It compares each file to the virus definitions (and yes, most lists go back to the first viruses; that’s why they’re so big). However, for many file types, it only needs to check a small part of each file. One or two lines of code is enough to identify a particular virus.

It is a clunky way to do it. In the beginning, there were two types of antivirus – those with virus definitions, and integrity checkers. Integrity checkers would check if any of your files had been altered and fix the alterations. When tested, they were just as good as those with virus definitions, but they got worse reviews. Why? Because they would say “found an unknown virus and cleaned it” while those with lists would say “found Michaelangelo and cleaned it.” Because those with definitions could name the virus, they were deemed better, when actually they were worse – if the virus wasn’t in the definitions, you were out of luck. That’s why you need to update your antivirus definitions.

I would say that they may eventually drop some old viruses from the definitions, but only very reluctantly. If someone got infected by, say, stoned while they had antivirus running, the bad press would hurt sales.

I’m sure that the situation has gotten more complex by now, but in the old days the virus-detector programs would examine each executable file looking for tell-tale sequences of hexadecimal characters identified as belinging to specific viruses. You would download Virus-Scanner “update” files periodically to update your virus-scanner program - those update files were actually data files containing the latest set of those character sequences.

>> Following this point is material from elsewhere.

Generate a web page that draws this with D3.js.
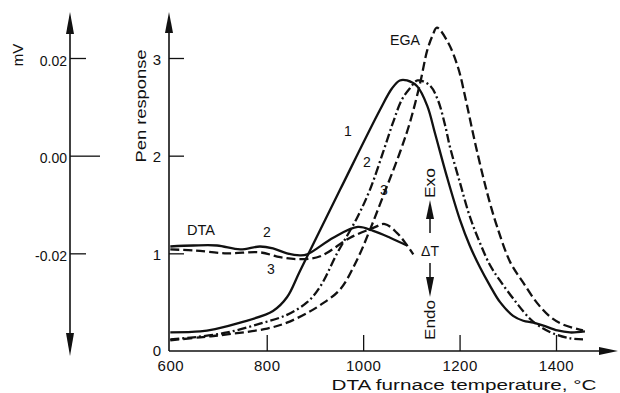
<!DOCTYPE html>
<html><head><meta charset="utf-8">
<script src="https://cdn.jsdelivr.net/npm/d3@7"></script>
<style>
html,body{margin:0;padding:0;background:#fff;}
svg{display:block;font-family:"Liberation Sans",Arial,sans-serif;}
</style></head><body>
<svg id="c" width="620" height="393"></svg>
<script>
// ---- data ----
const tempTicks = [600, 800, 1000, 1200, 1400];
const penTicks = [0, 1, 2, 3];
const mvTicks = [-0.02, 0.00, 0.02];

// EGA curves (pen response vs DTA furnace temperature)
const ega1T = [600,662,693,745,813,842,869,952,1035,1060,1076,1091,1112,1133,1149,1174,1201,1221,1242,1263,1284,1311,1332,1353,1374,1403,1429,1460];
const ega1V = [0.19,0.20,0.225,0.29,0.41,0.55,0.82,1.65,2.47,2.69,2.77,2.77,2.71,2.51,2.23,1.78,1.34,1.08,0.86,0.67,0.50,0.36,0.31,0.29,0.26,0.21,0.19,0.20];
const ega2T = [600,648,718,786,842,884,911,946,987,1014,1041,1062,1080,1097,1113,1138,1155,1170,1180,1201,1221,1242,1263,1284,1317,1346,1367,1394,1429,1456];
const ega2V = [0.12,0.14,0.19,0.28,0.37,0.50,0.66,1.00,1.36,1.65,2.03,2.34,2.57,2.69,2.77,2.72,2.57,2.31,2.09,1.72,1.38,1.11,0.88,0.72,0.50,0.33,0.25,0.18,0.13,0.12];
const ega3T = [600,662,718,801,842,884,911,952,987,1014,1041,1076,1097,1118,1133,1144,1153,1176,1197,1213,1230,1247,1261,1278,1305,1332,1361,1388,1415,1456];
const ega3V = [0.11,0.14,0.17,0.23,0.29,0.39,0.47,0.63,0.93,1.24,1.58,2.03,2.34,2.74,3.08,3.23,3.31,3.16,2.90,2.57,2.18,1.82,1.55,1.27,0.91,0.70,0.49,0.35,0.27,0.21];
// DTA curves (drawn on the same frame)
const dta2T = [600,648,697,745,786,813,842,869,884,938,989,1021,1056,1091];
const dta2V = [1.07,1.08,1.08,1.04,1.07,1.05,1.00,0.98,0.99,1.16,1.27,1.23,1.16,1.08];
const dta3T = [600,648,718,786,828,869,911,973,1021,1045,1070,1087,1104];
const dta3V = [1.04,1.03,1.00,1.01,0.96,0.94,0.97,1.16,1.26,1.30,1.21,1.11,0.99];

// ---- drawing ----
const ink = '#111';
const svg = d3.select('#c');
svg.append('rect').attr('width',620).attr('height',393).attr('fill','#fff');

const x = d3.scaleLinear().domain([600, 1400]).range([170.3, 556]);
const y = d3.scaleLinear().domain([0, 3]).range([351, 58]);
const mv = d3.scaleLinear().domain([-0.04, 0.02]).range([351, 58]);

const axX = 169, axY = 351;

function txt(g, s, px, py, opts = {}) {
  const t = g.append('text').attr('x', px).attr('y', py)
    .attr('font-size', opts.fs || 14).attr('fill', ink)
    .attr('text-anchor', opts.anchor || 'middle')
    .attr('dominant-baseline', 'central').text(s);
  if (opts.len) t.attr('textLength', opts.len).attr('lengthAdjust', 'spacingAndGlyphs');
  if (opts.rot) t.attr('transform', `rotate(${opts.rot},${px},${py})`);
  return t;
}

// main y axis
const gy = svg.append('g').attr('transform', `translate(${axX},0)`)
  .call(d3.axisLeft(y).tickValues(penTicks).tickSizeInner(-15).tickSizeOuter(0).tickPadding(8).tickFormat(d3.format('d')));
gy.select('.domain').remove();
gy.selectAll('.tick').filter(d => d === 0).select('line').remove();
gy.selectAll('line').attr('stroke', ink).attr('stroke-width', 1.3);
gy.selectAll('text').attr('font-size', 15).attr('fill', ink).attr('font-family', '"Liberation Sans",Arial,sans-serif')
  .attr('dy', d => d === 0 ? '0.3em' : '0.42em');

// x axis
const gx = svg.append('g').attr('transform', `translate(0,${axY})`)
  .call(d3.axisBottom(x).tickValues(tempTicks).tickSizeInner(-16).tickSizeOuter(0).tickPadding(9).tickFormat(d3.format('d')));
gx.select('.domain').remove();
gx.selectAll('.tick').filter(d => d === 600).select('line').remove();
gx.selectAll('line').attr('stroke', ink).attr('stroke-width', 1.3);
gx.selectAll('text').attr('font-size', 15).attr('fill', ink).attr('font-family', '"Liberation Sans",Arial,sans-serif')
  .attr('letter-spacing', '0.5px');

// axis lines with arrows
svg.append('line').attr('x1', axX).attr('y1', axY).attr('x2', axX).attr('y2', 28).attr('stroke', ink).attr('stroke-width', 1.6);
svg.append('path').attr('d', `M${axX},12 L${axX-4},33 L${axX+4},33 Z`).attr('fill', ink);
svg.append('line').attr('x1', axX).attr('y1', axY).attr('x2', 602).attr('y2', axY).attr('stroke', ink).attr('stroke-width', 1.6);
svg.append('path').attr('d', `M618,${axY} L599,${axY-4} L599,${axY+4} Z`).attr('fill', ink);

// left mV axis
const mvX = 70;
const gm = svg.append('g').attr('transform', `translate(${mvX},0)`)
  .call(d3.axisLeft(mv).tickValues(mvTicks).tickSizeInner(-16).tickSizeOuter(0).tickPadding(3).tickFormat(d => d.toFixed(2)));
gm.select('.domain').remove();
gm.selectAll('line').attr('stroke', ink).attr('stroke-width', 1.3).attr('x2', d => d === 0 ? 30 : 16);
gm.selectAll('text').attr('font-size', 14).attr('fill', ink).attr('font-family', '"Liberation Sans",Arial,sans-serif')
  .attr('dy', '0.5em');
svg.append('line').attr('x1', mvX).attr('y1', 30).attr('x2', mvX).attr('y2', 338).attr('stroke', ink).attr('stroke-width', 1.6);
svg.append('path').attr('d', `M${mvX},12 L${mvX-4},34 L${mvX+4},34 Z`).attr('fill', ink);
svg.append('path').attr('d', `M${mvX},356 L${mvX-4},333 L${mvX+4},333 Z`).attr('fill', ink);

// titles
txt(svg, 'mV', 17, 55, {rot: -90, fs: 15});
txt(svg, 'Pen response', 141, 106, {rot: -90, fs: 14, len: 113});
txt(svg, 'DTA furnace temperature, °C', 464, 385, {fs: 14, len: 265});

// curves
const line = d3.line().x(d => x(d[0])).y(d => y(d[1])).curve(d3.curveCatmullRom.alpha(0.5));
const zip = (a, b) => a.map((t, i) => [t, b[i]]);
const series = [
  {T: ega1T, V: ega1V, dash: null},
  {T: ega2T, V: ega2V, dash: '9,3,2,3'},
  {T: ega3T, V: ega3V, dash: '9,4'},
  {T: dta2T, V: dta2V, dash: null},
  {T: dta3T, V: dta3V, dash: '9,4'}
];
series.forEach(s => {
  svg.append('path').attr('d', line(zip(s.T, s.V)))
    .attr('fill', 'none').attr('stroke', ink).attr('stroke-width', 2.3)
    .attr('stroke-dasharray', s.dash).attr('stroke-linejoin', 'round');
});

// curve labels
txt(svg, 'EGA', 405, 40, {fs: 14, len: 30});
txt(svg, '1', 348, 131, {fs: 14});
txt(svg, '2', 367, 162, {fs: 14});
txt(svg, '3', 384, 190, {fs: 14});
txt(svg, 'DTA', 201, 230, {fs: 14, len: 28});
txt(svg, '2', 267, 232, {fs: 14});
txt(svg, '3', 271, 269, {fs: 14});

// Exo / Endo indicator
const ax2 = 430;
txt(svg, 'Exo', ax2, 183, {rot: -90, fs: 14, len: 30});
svg.append('path').attr('d', `M${ax2},200 L${ax2-4},219 L${ax2+4},219 Z`).attr('fill', ink);
svg.append('line').attr('x1', ax2).attr('y1', 218).attr('x2', ax2).attr('y2', 233).attr('stroke', ink).attr('stroke-width', 1.5);
txt(svg, 'ΔT', ax2, 251, {fs: 14});
svg.append('line').attr('x1', ax2).attr('y1', 263).attr('x2', ax2).attr('y2', 278).attr('stroke', ink).attr('stroke-width', 1.5);
svg.append('path').attr('d', `M${ax2},297 L${ax2-4},277 L${ax2+4},277 Z`).attr('fill', ink);
txt(svg, 'Endo', ax2, 320, {rot: -90, fs: 14, len: 40});
</script>
</body></html>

Unless a particular character sequence was identified as a false alarm it would never be removed from those files, so once a virus sequence was identified it would be looked for forever.

…but then viruses got more complicated (they’d specifically be designed to morph as they spread), so things may well have changed.

Hmm, looks like I type far too slowly…

So back to the OP’s question… How does it compare each file on my computer to thousands of definitions, and not take a month to complete.

Computers are fast.

IIRC pc-cilen came back with integertry scanners along with scanning for virus like activity as an atempt to combat new viruses - it worked by stopping any suspicious activity and asking you what you want to do. I liked this approach as a backup to a singature search and can see it comming back.

Virus scanners basically look for distinictive strings of bytes called a signature. Each virus has its own signature. In the bad old days of MS-DOS computing viruses were acutally more sophisticated than the lame Word/Excel macro viruses we have now.

Because it doesn’t do comparisons. There are things called “search trees” which are much faster than individual comparisons. Imagine you sort a bunch of words by their alphabet. Then you make “branches” with each letter, so your first branch is every word that starts with “a” and subsequent branches are also sorted by letter. If the word aardvark comes up, you don’t have to compare it to every word in the dictionary. You go down the A branch, then the A branch under that, then the R branch, then the D branch, etc. until you get to the end of the word. If the word is in the tree, then you have a match. If not, then it’s not in the dictionary. Searches can go very quickly if for example you get to the letter V and there is no V branch, then you don’t have to bother searching any further since you know the word isn’t there.

That’s just one of many types of search trees, but it illustrates the point. Instead of comparing the word “aardvark” with 10,000 dictionary entries, you get at most 8 compares as you search through the tree. Instead of using letters, the virus programs are searching on byte values, but its’ the same basic idea.